Q1 Statements Letter
A vast landscape.
As of this week, the U.S. stock market (S&P 500) is down around 12% from its February highs, with the tech-heavy Nasdaq stock index, i.e., Apple, Google, Nvidia & Tesla, posting sharper price declines. This recent decline marks the largest drop since October 2023. Even after some recent rebound markets remain down about 8% year-to-date. Historically and on average, markets experience a 10% pullback once a year and a 20% decline about once every three years. The current decline is within a normal range.

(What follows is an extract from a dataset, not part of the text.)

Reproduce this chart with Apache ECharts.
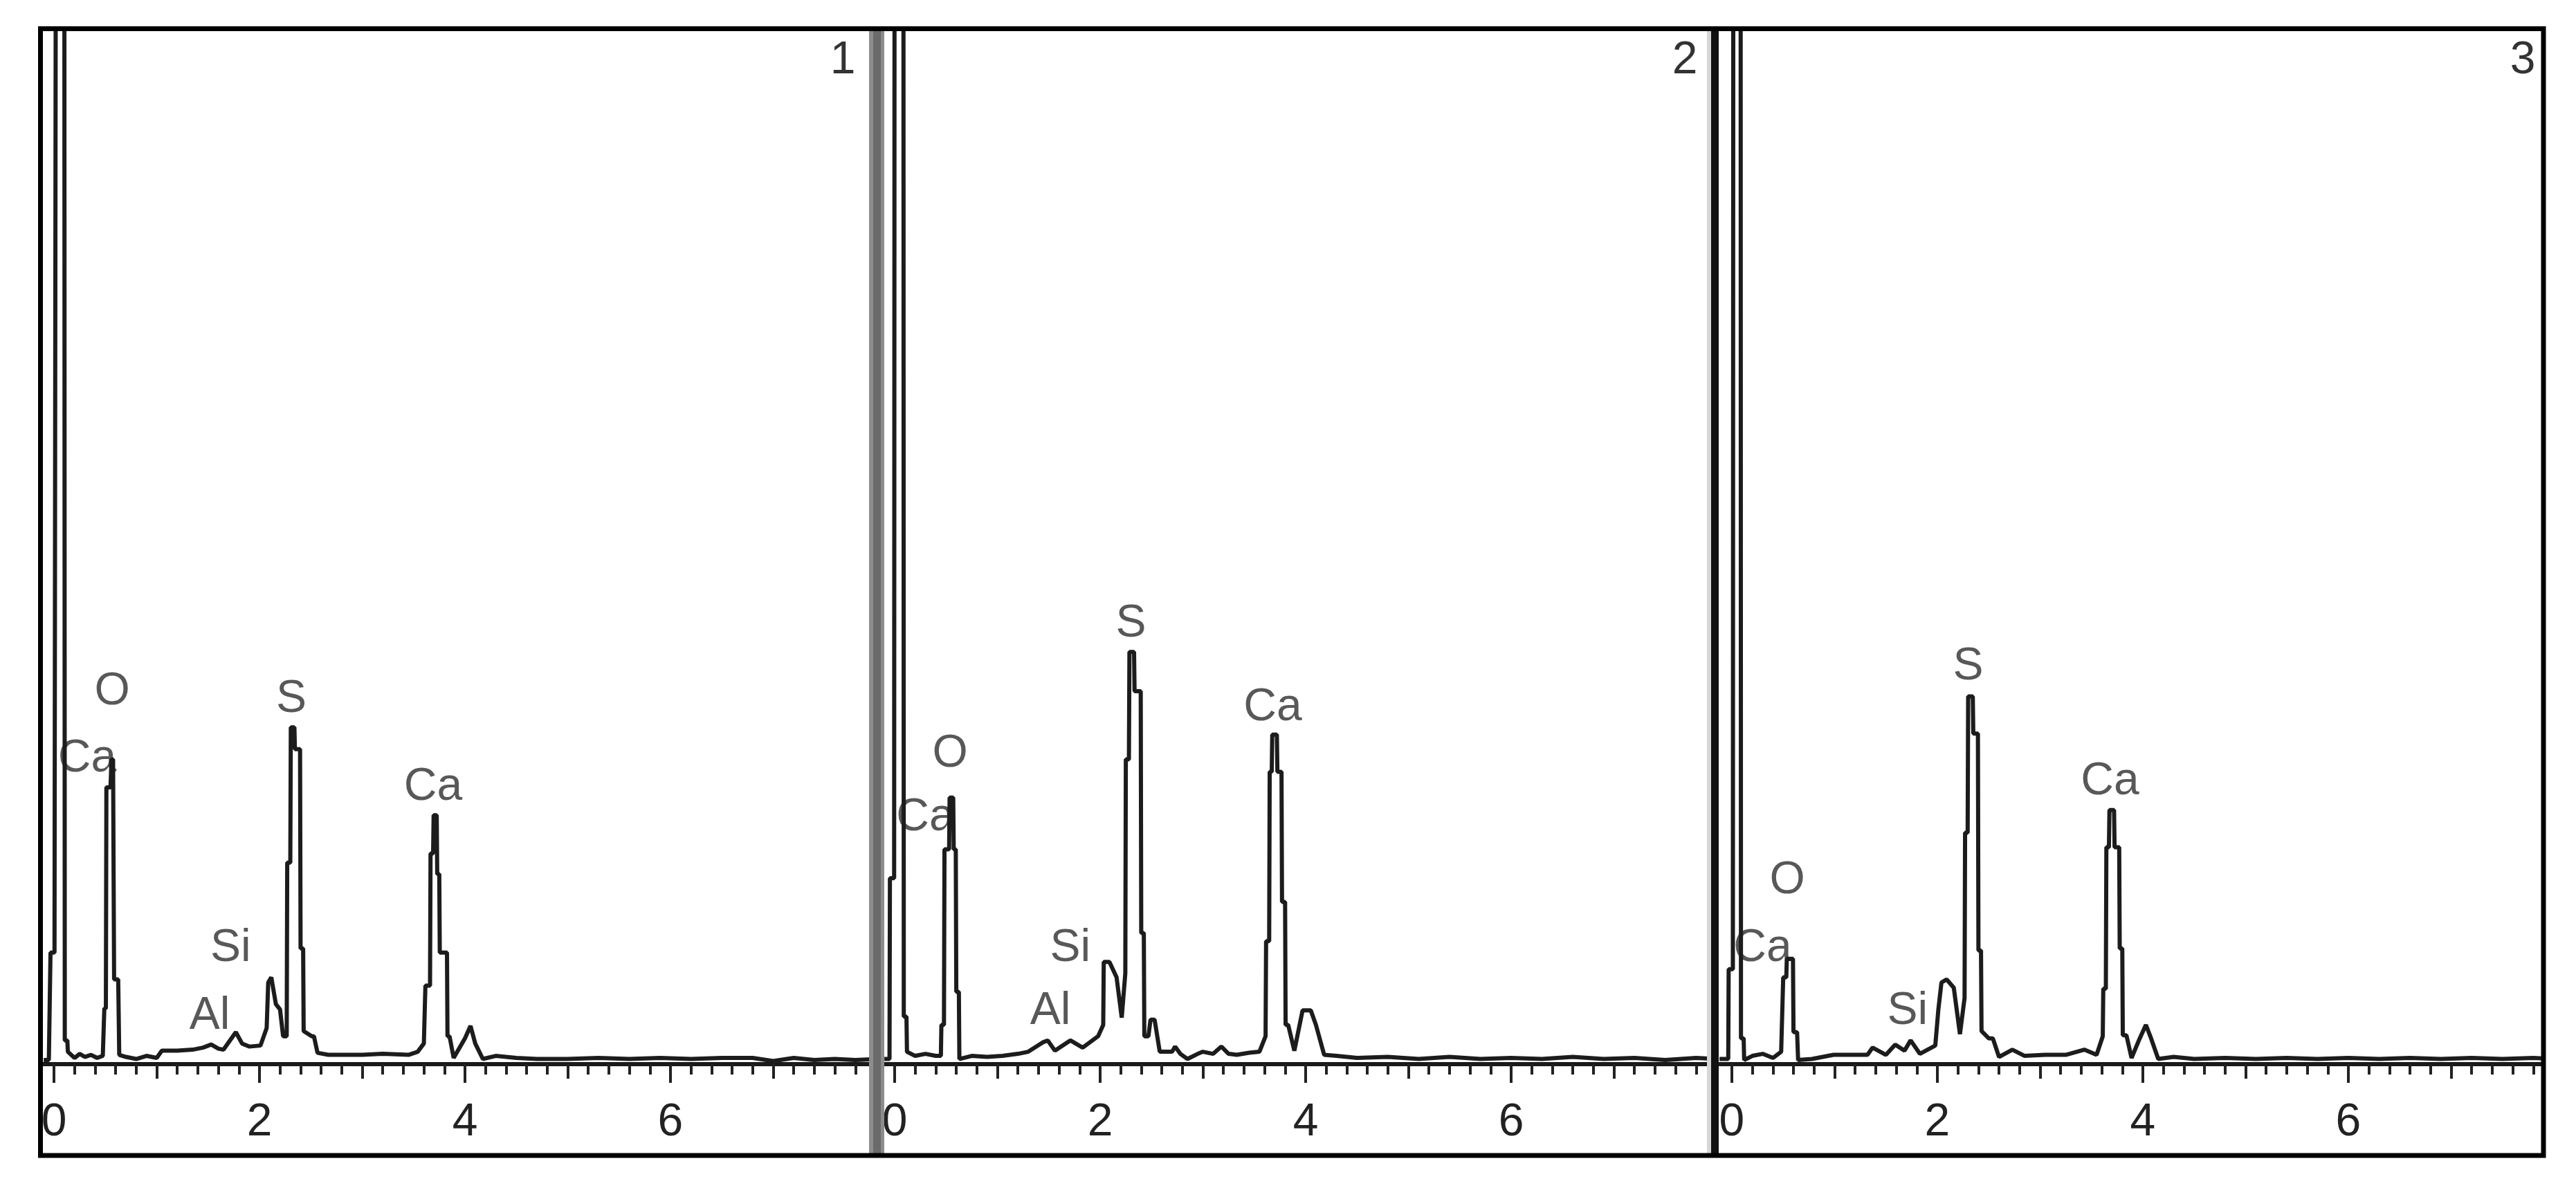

Current economic fundamentals like unemployment (4.2%), inflation (2.4%), and household debt remain within normal bounds. Are we on track for a recession? At present, only one of ten recession indicators we follow is signaling caution. This doesn’t imply we are in the clear, just that the evidence does not point to a recession at this time.
Interestingly, consumer sentiment—how people feel about the economy—is near multi-year lows. In April, the Consumer Sentiment Index dropped to 50.8, the weakest reading since 2022. Historically, such periods of gloom often coincided with opportunity: when sentiment hits bottom, stock markets tend to rebound strongly over the following year.
Markets are forward-looking; they don’t react to today's fears, but tomorrow’s possibilities.
This past quarter, we’ve seen headlines around tariffs, economic uncertainty, and market volatility dominating conversations. In times of uncertainty, it’s natural to seek clarity. At Vector Wealth, we believe that having a set of frameworks can help guide thoughtful action.
Four Frameworks for Investors:
Time Horizon – Time in the market is more effective than timing the market. Missing just the 10 best market days over a 20-year period could reduce your total return by nearly half.
Real Returns – Outpacing inflation matters more than headline nominal numbers. Investing is about preserving purchasing power over time.
Diversification – Prepare for multiple scenarios by owning a mix of assets classes. This year, while U.S. stocks have struggled, international stocks, bonds, and gold are positive and have helped diversify.
Compounding Growth – Initial investment plus interest earns interest. Over time, growth becomes exponential.
Bucket-Based Approach to Planning and Investing
We structure portfolios around these four frameworks. For most clients in or near retirement, this means positioning volatile growth assets in long-term buckets that are typically positioned for use 10 or more years in the future. In addition, we segment funds for 2 to 3 years of expenses into a short-term investment bucket. This approach reduces or eliminates the need to sell those long-term positioned investments for short-term needs.
At Vector, we emphasize the phrase “avoid becoming a forced seller.” It’s more than a behavioral rule of thumb, we believe it helps with prudent decision making, staying focused during the downturns, and being available for opportunities. Helping you set and maintain your financial life goals is our shared objective.